Hyundai aims to build on its 2009 recession-busting success by nabbing more share of the US market this year with new fuel efficient models and a strengthened distribution network, a company executive says.
"We have very high hopes for the US and total growth and we're ready for it," said David Zuchowski, sales chief for Hyundai Motor America, on the sidelines of the Detroit auto show.
The South Korean automaker increased its market share in the United States to 4.2 per cent in 2009 against three per cent a year earlier, thanks to an eight per cent Hyundai sales surge in a market that plummeted an alarming 21 per cent overall last year.

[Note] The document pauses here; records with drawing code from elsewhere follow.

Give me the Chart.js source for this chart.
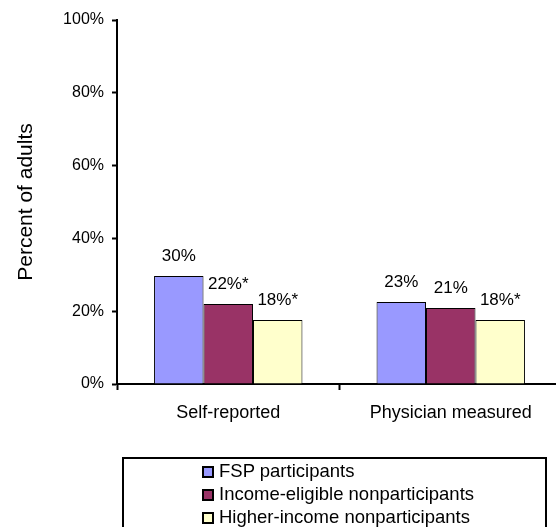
<!DOCTYPE html>
<html>
<head>
<meta charset="utf-8">
<script src="https://cdn.jsdelivr.net/npm/chart.js@4"></script>
<style>
  html, body { margin: 0; padding: 0; background: #fff; }
  #wrap { position: relative; width: 556px; height: 527px; overflow: hidden; }
  #chart { position: absolute; left: 0; top: 0; }
  .key {
    position: absolute; left: 122px; top: 457px; width: 425px; height: 90px;
    border: 2px solid #000; box-sizing: border-box;
    font-family: "Liberation Sans", Arial, sans-serif; font-size: 18.5px; color: #000;
  }
  .key div { position: absolute; left: 78px; height: 23px; line-height: 23px; white-space: nowrap; }
  .key span {
    display: inline-block; width: 12px; height: 12px; box-sizing: border-box;
    border: 2px solid #000; margin-right: 5px; vertical-align: -1px;
  }
</style>
</head>
<body>
<div id="wrap">
  <canvas id="chart" width="562" height="527"></canvas>
  <div class="key" id="key"></div>
</div>
<script>
const categories = ['Self-reported', 'Physician measured'];
const seriesNames = ['FSP participants', 'Income-eligible nonparticipants', 'Higher-income nonparticipants'];
const fspValues = [29.7, 22.5];
const eligibleValues = [22, 20.9];
const higherValues = [17.6, 17.6];
const fspLabels = ['30%', '23%'];
const eligibleLabels = ['22%*', '21%'];
const higherLabels = ['18%*', '18%*'];
const yTicks = [0, 20, 40, 60, 80, 100];

const colors = ['#9999FF', '#993366', '#FFFFCC'];
const valueLabels = [fspLabels, eligibleLabels, higherLabels];
const font = '"Liberation Sans", Arial, sans-serif';

Chart.defaults.color = '#000';
Chart.defaults.font.family = font;

const data = {
  labels: categories,
  datasets: [fspValues, eligibleValues, higherValues].map((vals, i) => ({
    label: seriesNames[i],
    data: vals,
    backgroundColor: colors[i],
    borderColor: '#000',
    borderWidth: 1,
    categoryPercentage: 0.667,
    barPercentage: 1
  }))
};

// labels above each bar
const barLabels = {
  id: 'barLabels',
  afterDatasetsDraw(chart) {
    const ctx = chart.ctx;
    ctx.save();
    ctx.font = '17px ' + font;
    ctx.fillStyle = '#000';
    ctx.textAlign = 'center';
    ctx.textBaseline = 'middle';
    chart.data.datasets.forEach((ds, di) => {
      chart.getDatasetMeta(di).data.forEach((bar, i) => {
        ctx.fillText(valueLabels[di][i], bar.x, bar.y - 20);
      });
    });
    ctx.restore();
  }
};

new Chart(document.getElementById('chart'), {
  type: 'bar',
  data: data,
  plugins: [barLabels],
  options: {
    responsive: false,
    animation: false,
    devicePixelRatio: 1,
    layout: { padding: { top: 20, right: 0, bottom: 0, left: 0 } },
    plugins: { legend: { display: false }, tooltip: { enabled: false } },
    scales: {
      x: {
        afterFit(scale) { scale.height = 143; },
        grid: { drawOnChartArea: false, drawTicks: true, tickLength: 6, tickColor: '#000', tickWidth: 2, offset: true },
        border: { color: '#000', width: 2 },
        ticks: { font: { size: 18 }, padding: 12 }
      },
      y: {
        min: 0, max: 100,
        afterFit(scale) { scale.width = 117; },
        afterBuildTicks(scale) { scale.ticks = yTicks.map(v => ({ value: v })); },
        grid: { drawOnChartArea: false, drawTicks: true, tickLength: 5, tickColor: '#000', tickWidth: 2 },
        border: { color: '#000', width: 2 },
        ticks: { font: { size: 16 }, padding: 8, callback: v => v + '%' },
        title: { display: true, text: 'Percent of adults', font: { size: 21 }, padding: { top: 14 } }
      }
    }
  }
});

const key = document.getElementById('key');
seriesNames.forEach((name, i) => {
  const row = document.createElement('div');
  row.style.top = (i * 23) + 'px';
  row.innerHTML = `<span style="background:${colors[i]}"></span>${name}`;
  key.append(row);
});
</script>
</body>
</html>
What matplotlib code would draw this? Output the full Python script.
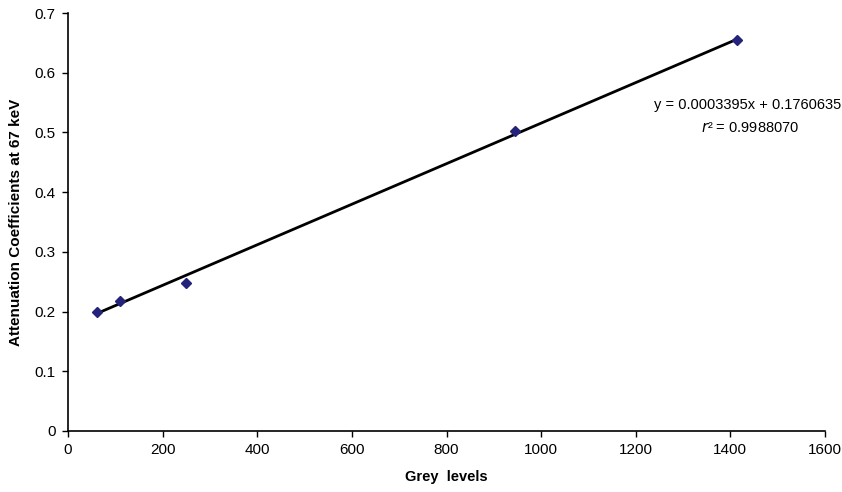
import numpy as np
import matplotlib
matplotlib.use('Agg')
import matplotlib.pyplot as plt

# data
grey_levels = [62, 109, 250, 945, 1414]
atten_coeff = [0.200, 0.217, 0.248, 0.503, 0.655]

# linear trendline as printed on the chart
slope = 0.0003395
intercept = 0.1760635
r_squared = 0.9988070

x_ticks = [0, 200, 400, 600, 800, 1000, 1200, 1400, 1600]
y_ticks = [0, 0.1, 0.2, 0.3, 0.4, 0.5, 0.6, 0.7]

plt.rcParams['font.family'] = ['Liberation Sans', 'DejaVu Sans']

fig = plt.figure(figsize=(8.42, 4.92), dpi=100)
ax = fig.add_axes([68 / 842, 1 - 431 / 492, (825 - 68) / 842, (431 - 13) / 492])

# trendline over the data range
fit_x = np.array([min(grey_levels), max(grey_levels)])
ax.plot(fit_x, slope * fit_x + intercept, color='black', linewidth=2, zorder=2)

ax.plot(grey_levels, atten_coeff, linestyle='none', marker='D', markersize=5.5,
        color='#23237a', zorder=3)

ax.set_xlim(0, 1600)
ax.set_ylim(0, 0.7)
ax.set_xticks(x_ticks)
ax.set_yticks(y_ticks)
ax.set_xticklabels([str(v) for v in x_ticks])
ax.set_yticklabels(['0' if v == 0 else f'{v:.1f}' for v in y_ticks])
ax.tick_params(direction='out', length=4, width=1, labelsize=11, pad=5)

for side in ['top', 'right']:
    ax.spines[side].set_visible(False)
for side in ['left', 'bottom']:
    ax.spines[side].set_linewidth(1.2)

ax.set_xlabel('Grey  levels', fontsize=10.5, fontweight='bold', labelpad=9)
ax.set_ylabel('Attenuation Coefficients at 67 keV', fontsize=11, fontweight='bold', labelpad=8)

# equation box
fig.text(748 / 842, 1 - 105 / 492, f'y = {slope:.7f}x + {intercept:.7f}',
         ha='center', va='center', fontsize=10.5)
fig.text(750 / 842, 1 - 128 / 492, f'$r$² = {r_squared:.7f}',
         ha='center', va='center', fontsize=10.5)

fig.savefig('out.png', dpi=100)
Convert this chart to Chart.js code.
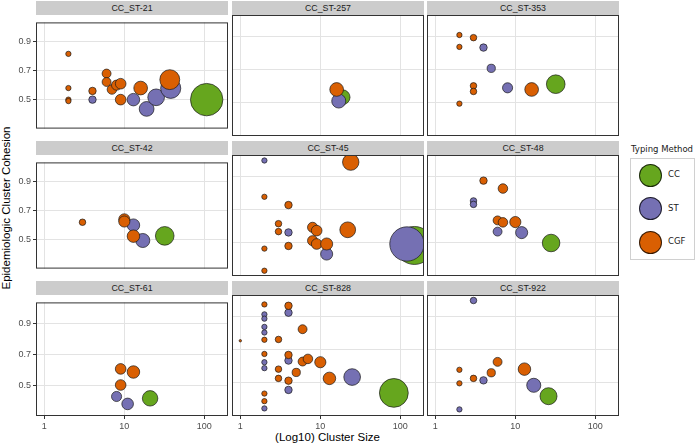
<!DOCTYPE html>
<html>
<head>
<meta charset="utf-8">
<script src="https://cdn.jsdelivr.net/npm/chart.js@4.4.1/dist/chart.umd.min.js"></script>
<style>
  body { margin: 0; background: #fff; font-family: "Liberation Sans", Arial, sans-serif; }
  #wrap { position: relative; width: 696px; height: 445px; overflow: hidden; }
  #wrap canvas { position: absolute; }
  .strip { position: absolute; height: 14px; line-height: 14px; background: #cccccc; color: #1a1a1a; font-size: 8.8px; text-align: center; }
  .axisTitle { position: absolute; width: 300px; height: 14px; line-height: 14px; text-align: center; font-size: 11.5px; color: #000; }
  #yTitle { transform: rotate(-90deg); }
  .leg { position: absolute; font-family: "DejaVu Sans", sans-serif; font-size: 8.5px; color: #1a1a1a; }
  .legDot { position: absolute; width: 23px; height: 23px; border-radius: 50%; box-sizing: border-box; border: 1px solid rgba(0,0,0,0.75); }
</style>
</head>
<body>
<div id="wrap">
  <div class="axisTitle" id="yTitle" style="left:-144.5px; top:201px;">Epidemiologic Cluster Cohesion</div>
  <div class="axisTitle" style="left:177.5px; top:430px;">(Log10) Cluster Size</div>

  <div class="leg" style="left:631px; top:144px;">Typing Method</div>
  <div style="position:absolute; left:630px; top:158px; width:63px; height:100px; border:1px solid #d0d0d0;"></div>
  <div id="legendItems"></div>
</div>

<script>
var panelNames = ['CC_ST-21', 'CC_ST-257', 'CC_ST-353', 'CC_ST-42', 'CC_ST-45', 'CC_ST-48', 'CC_ST-61', 'CC_ST-828', 'CC_ST-922'];
var methods = ['CC', 'ST', 'CGF'];
var methodColors = ['#66a61e', '#7570b3', '#d95f02'];
var xTicks = [1, 10, 100];
var yTicks = [0.5, 0.7, 0.9];

// [panel, cluster size, cohesion]
var ccPoints = [
  ['CC_ST-21', 107, 0.50],
  ['CC_ST-257', 19, 0.535],
  ['CC_ST-353', 32, 0.614],
  ['CC_ST-42', 32, 0.526],
  ['CC_ST-45', 150, 0.485],
  ['CC_ST-48', 28, 0.50],
  ['CC_ST-61', 21, 0.414],
  ['CC_ST-828', 83, 0.44],
  ['CC_ST-922', 26, 0.42]
];

var stPoints = [
  ['CC_ST-21', 4, 0.50], ['CC_ST-21', 13, 0.50], ['CC_ST-21', 19, 0.436], ['CC_ST-21', 25, 0.516], ['CC_ST-21', 38, 0.578],
  ['CC_ST-257', 17, 0.512],
  ['CC_ST-353', 4, 0.836], ['CC_ST-353', 5, 0.71], ['CC_ST-353', 8, 0.592],
  ['CC_ST-42', 13, 0.60], ['CC_ST-42', 17, 0.494],
  ['CC_ST-45', 2, 1.0], ['CC_ST-45', 4, 0.564], ['CC_ST-45', 12, 0.433], ['CC_ST-45', 121, 0.494],
  ['CC_ST-48', 3, 0.755], ['CC_ST-48', 3, 0.734], ['CC_ST-48', 6, 0.569], ['CC_ST-48', 12, 0.563],
  ['CC_ST-61', 8, 0.426], ['CC_ST-61', 11, 0.378],
  ['CC_ST-828', 2, 0.916], ['CC_ST-828', 2, 0.89], ['CC_ST-828', 2, 0.84], ['CC_ST-828', 2, 0.806],
  ['CC_ST-828', 2, 0.626], ['CC_ST-828', 2, 0.59], ['CC_ST-828', 2, 0.346],
  ['CC_ST-828', 4, 0.926], ['CC_ST-828', 4, 0.636], ['CC_ST-828', 4, 0.458], ['CC_ST-828', 25, 0.536],
  ['CC_ST-922', 3, 1.0], ['CC_ST-922', 2, 0.34], ['CC_ST-922', 4, 0.516], ['CC_ST-922', 17, 0.486]
];

var cgfPoints = [
  ['CC_ST-21', 2, 0.816], ['CC_ST-21', 2, 0.58], ['CC_ST-21', 2, 0.50], ['CC_ST-21', 2, 0.49],
  ['CC_ST-21', 4, 0.56], ['CC_ST-21', 6, 0.68], ['CC_ST-21', 6, 0.622], ['CC_ST-21', 7, 0.57],
  ['CC_ST-21', 8, 0.60], ['CC_ST-21', 9, 0.61], ['CC_ST-21', 9, 0.50], ['CC_ST-21', 16, 0.58], ['CC_ST-21', 37, 0.638],
  ['CC_ST-257', 16, 0.582],
  ['CC_ST-353', 2, 0.912], ['CC_ST-353', 3, 0.896], ['CC_ST-353', 2, 0.84], ['CC_ST-353', 3, 0.604],
  ['CC_ST-353', 3, 0.57], ['CC_ST-353', 2, 0.496], ['CC_ST-353', 16, 0.582],
  ['CC_ST-42', 3, 0.62], ['CC_ST-42', 10, 0.64], ['CC_ST-42', 10, 0.625], ['CC_ST-42', 13, 0.524],
  ['CC_ST-45', 24, 0.99], ['CC_ST-45', 2, 0.78], ['CC_ST-45', 4, 0.73], ['CC_ST-45', 3, 0.617],
  ['CC_ST-45', 3, 0.569], ['CC_ST-45', 8, 0.595], ['CC_ST-45', 9, 0.575], ['CC_ST-45', 22, 0.58],
  ['CC_ST-45', 2, 0.466], ['CC_ST-45', 4, 0.482], ['CC_ST-45', 8, 0.514], ['CC_ST-45', 9, 0.494],
  ['CC_ST-45', 12, 0.494], ['CC_ST-45', 2, 0.332],
  ['CC_ST-48', 4, 0.878], ['CC_ST-48', 7, 0.83], ['CC_ST-48', 6, 0.637], ['CC_ST-48', 7, 0.625], ['CC_ST-48', 10, 0.627],
  ['CC_ST-61', 9, 0.604], ['CC_ST-61', 13, 0.584], ['CC_ST-61', 9, 0.50],
  ['CC_ST-828', 1, 0.756], ['CC_ST-828', 2, 0.976], ['CC_ST-828', 2, 0.762], ['CC_ST-828', 2, 0.676],
  ['CC_ST-828', 2, 0.436], ['CC_ST-828', 2, 0.39], ['CC_ST-828', 4, 0.968], ['CC_ST-828', 4, 0.67],
  ['CC_ST-828', 4, 0.514], ['CC_ST-828', 3, 0.764], ['CC_ST-828', 3, 0.584], ['CC_ST-828', 3, 0.528],
  ['CC_ST-828', 6, 0.826], ['CC_ST-828', 6, 0.63], ['CC_ST-828', 7, 0.646], ['CC_ST-828', 5, 0.564],
  ['CC_ST-828', 10, 0.626], ['CC_ST-828', 13, 0.528],
  ['CC_ST-922', 2, 0.58], ['CC_ST-922', 2, 0.498], ['CC_ST-922', 3, 0.528], ['CC_ST-922', 5, 0.562],
  ['CC_ST-922', 6, 0.628], ['CC_ST-922', 13, 0.584]
];

var allPoints = [ccPoints, stPoints, cgfPoints];

// layout of the 3x3 grid
var colLeft = [36, 232, 427];
var rowTop = [15, 155, 295];
var plotW = 192;
var plotH = 121;
var tickFont = { family: 'Liberation Sans', size: 9 };

// bubble area grows with cluster size (1 .. 150)
function bubbleRadius(size) {
  return 1.2 + 17.8 * Math.sqrt(Math.max(0, size - 1) / 149);
}

var panelBorder = {
  id: 'panelBorder',
  afterDraw: function (chart) {
    var a = chart.chartArea;
    var ctx = chart.ctx;
    ctx.save();
    ctx.strokeStyle = '#333333';
    ctx.lineWidth = 1;
    ctx.strokeRect(a.left + 0.5, a.top + 0.5, a.right - a.left - 1, a.bottom - a.top - 1);
    ctx.restore();
  }
};

var wrap = document.getElementById('wrap');

panelNames.forEach(function (name, i) {
  var col = i % 3;
  var row = Math.floor(i / 3);
  var padL = col === 0 ? 36 : 0;
  var padB = row === 2 ? 24 : 0;

  var strip = document.createElement('div');
  strip.className = 'strip';
  strip.style.left = colLeft[col] + 'px';
  strip.style.top = (rowTop[row] - 14) + 'px';
  strip.style.width = plotW + 'px';
  strip.textContent = name;
  wrap.appendChild(strip);

  var canvas = document.createElement('canvas');
  canvas.width = plotW + padL;
  canvas.height = plotH + padB;
  canvas.style.left = (colLeft[col] - padL) + 'px';
  canvas.style.top = rowTop[row] + 'px';
  wrap.appendChild(canvas);

  var datasets = methods.map(function (m, k) {
    return {
      label: m,
      data: allPoints[k].filter(function (p) { return p[0] === name; }).map(function (p) {
        return { x: p[1], y: p[2], r: bubbleRadius(p[1]) };
      }),
      backgroundColor: methodColors[k],
      borderColor: '#1a1a1a',
      borderWidth: 0.7,
      order: 3 - k,
      clip: 0
    };
  });

  new Chart(canvas, {
    type: 'bubble',
    data: { datasets: datasets },
    options: {
      responsive: false,
      animation: false,
      events: [],
      layout: { padding: 0, autoPadding: false },
      plugins: { legend: { display: false }, tooltip: { enabled: false } },
      scales: {
        x: {
          type: 'logarithmic',
          min: 0.787,
          max: 197.7,
          afterBuildTicks: function (s) { s.ticks = xTicks.map(function (v) { return { value: v }; }); },
          afterFit: function (s) { s.height = padB; },
          ticks: {
            display: row === 2,
            autoSkip: false,
            maxRotation: 0,
            padding: 2,
            color: '#4d4d4d',
            font: tickFont,
            callback: function (v) { return String(v); }
          },
          grid: { color: '#e3e3e3', lineWidth: 1, drawTicks: row === 2, tickLength: 3, tickColor: '#333333' },
          border: { display: false }
        },
        y: {
          type: 'linear',
          min: 0.3,
          max: 1.0333,
          afterBuildTicks: function (s) { s.ticks = yTicks.map(function (v) { return { value: v }; }); },
          afterFit: function (s) { s.width = padL; },
          ticks: {
            display: col === 0,
            padding: 2,
            color: '#4d4d4d',
            font: tickFont,
            callback: function (v) { return v.toFixed(1); }
          },
          grid: { color: '#e3e3e3', lineWidth: 1, drawTicks: col === 0, tickLength: 3, tickColor: '#333333' },
          border: { display: false }
        }
      }
    },
    plugins: [panelBorder]
  });
});

// legend
var legendItems = document.getElementById('legendItems');
var legendY = [175, 208.5, 242];
methods.forEach(function (m, k) {
  var dot = document.createElement('div');
  dot.className = 'legDot';
  dot.style.left = '639px';
  dot.style.top = (legendY[k] - 11.5) + 'px';
  dot.style.background = methodColors[k];
  legendItems.appendChild(dot);
  var lab = document.createElement('div');
  lab.className = 'leg';
  lab.style.left = '668px';
  lab.style.top = (legendY[k] - 6) + 'px';
  lab.textContent = m;
  legendItems.appendChild(lab);
});
</script>
</body>
</html>
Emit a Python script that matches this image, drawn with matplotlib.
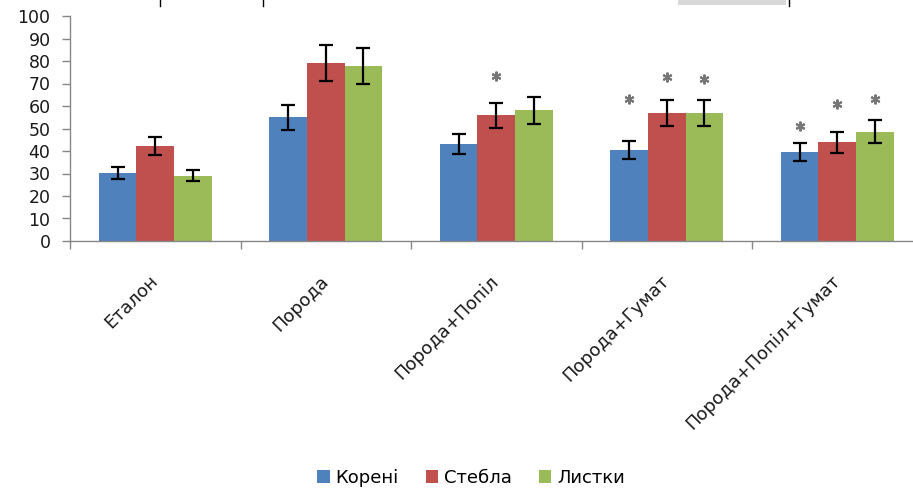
import matplotlib
matplotlib.use("Agg")
import matplotlib.pyplot as plt
import numpy as np
from matplotlib.patches import Patch, Rectangle
from matplotlib.lines import Line2D

categories = ["Еталон", "Порода", "Порода+Попіл", "Порода+Гумат", "Порода+Попіл+Гумат"]
series_names = ["Корені", "Стебла", "Листки"]
koreni = [30.2, 55.0, 43.0, 40.4, 39.7]
stebla = [42.2, 79.3, 55.8, 56.7, 43.9]
lystky = [29.0, 77.6, 58.2, 56.7, 48.6]
koreni_err = [2.5, 5.5, 4.5, 4.0, 4.0]
stebla_err = [4.0, 8.0, 5.7, 5.8, 4.6]
lystky_err = [2.5, 8.0, 6.0, 5.8, 5.0]
# significance asterisks: (category index, series index, y position)
star_cat = [2, 3, 3, 3, 4, 4, 4]
star_ser = [1, 0, 1, 2, 0, 1, 2]
star_y = [73.5, 63.0, 73.0, 72.0, 51.0, 61.0, 63.0]

colors = ["#4F81BD", "#C0504D", "#9BBB59"]

W, H = 913, 488
fig = plt.figure(figsize=(W / 100, H / 100), dpi=100)
ax = fig.add_axes([70 / W, (H - 241) / H, 852.5 / W, 225 / H])

x = np.arange(len(categories))
bw = 0.22
values = [koreni, stebla, lystky]
errs = [koreni_err, stebla_err, lystky_err]
for i, (v, e) in enumerate(zip(values, errs)):
    pos = x + (i - 1) * bw
    ax.bar(pos, v, width=bw, color=colors[i], edgecolor="none", zorder=2)
    ax.errorbar(pos, v, yerr=e, fmt="none", ecolor="black", elinewidth=1.6,
                capsize=4.8, capthick=1.6, zorder=3)

for c, s, yv in zip(star_cat, star_ser, star_y):
    ax.plot(x[c] + (s - 1) * bw, yv, marker=(6, 2, 0), markersize=7,
            color="#777777", mew=1.5, zorder=4)

ax.set_xlim(-0.5, len(categories) - 0.5)
ax.set_ylim(0, 100)
ax.set_yticks(np.arange(0, 101, 10))
ax.tick_params(axis="y", length=6, width=1, color="#868686", pad=8,
               labelsize=12.5, labelcolor="#1a1a1a")
ax.set_xticks(np.arange(-0.5, len(categories), 1.0), minor=False)
ax.set_xticklabels([])
ax.tick_params(axis="x", length=6, width=1, color="#868686")
ax.set_xticks(x, minor=True)
ax.set_xticklabels(categories, minor=True, rotation=45, ha="right", va="center",
                   rotation_mode="anchor", fontsize=13, color="#1a1a1a")
ax.tick_params(axis="x", which="minor", length=0, pad=27)

for sp in ["top", "right"]:
    ax.spines[sp].set_visible(False)
ax.spines["left"].set_color("#868686")
ax.spines["bottom"].set_color("#868686")
ax.spines["left"].set_linewidth(1)
ax.spines["bottom"].set_linewidth(1)

handles = [Patch(facecolor=c, edgecolor="none") for c in colors]
fig.legend(handles, series_names, loc="center", bbox_to_anchor=(471 / W, 1 - 478 / H),
           ncol=3, frameon=False, fontsize=13, handlelength=0.7, handleheight=0.7,
           handletextpad=0.3, columnspacing=1.5)

# remnants of a table border at the very top of the image
for xp in [160, 263, 789]:
    fig.add_artist(Line2D([xp / W, xp / W], [1, 1 - 6 / H], color="black", lw=1))
fig.add_artist(Rectangle((678 / W, 1 - 5 / H), 108 / W, 5 / H, color="#d9d9d9", lw=0))

fig.savefig("out.png", dpi=100)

For 2010, Zuchowski predicts the US market will reach 11.5 million vehicle sales, about a 10 per cent increase over last year's 10.4 million sold, with the second half of the year better than the first.
"We think that we will increase our sales and our market share," he said.
"We expect big things this year with lots of new products" and a strengthening of the brand.
Hyundai was "very ambitious and determined", he said, adding the company was seeking "consistent" year-on-year growth.
And it believes it has tapped into a vein of consumer economising and uncertainty over the last year by offering its Hyundai Assurance programme, which allows buyers to return their cars if they lose their job.
"The financial collapse forced people to look for value and fuel efficiency," Zuchowski said.
The company also wants to strengthen its distribution network and become "the most efficient company in the industry".
This summer Hyundai will roll out a hybrid version of the Sonata, its first foray into this niche.
"The composition of our market is going to change quickly because of the federal mandate" to boost car efficiency of cars and light trucks, he said.
"Our industry is going to become more like the European industry in the next couple of years, with more smaller cars, but that doesn't mean they have to compromise on performance," Zuchowski added.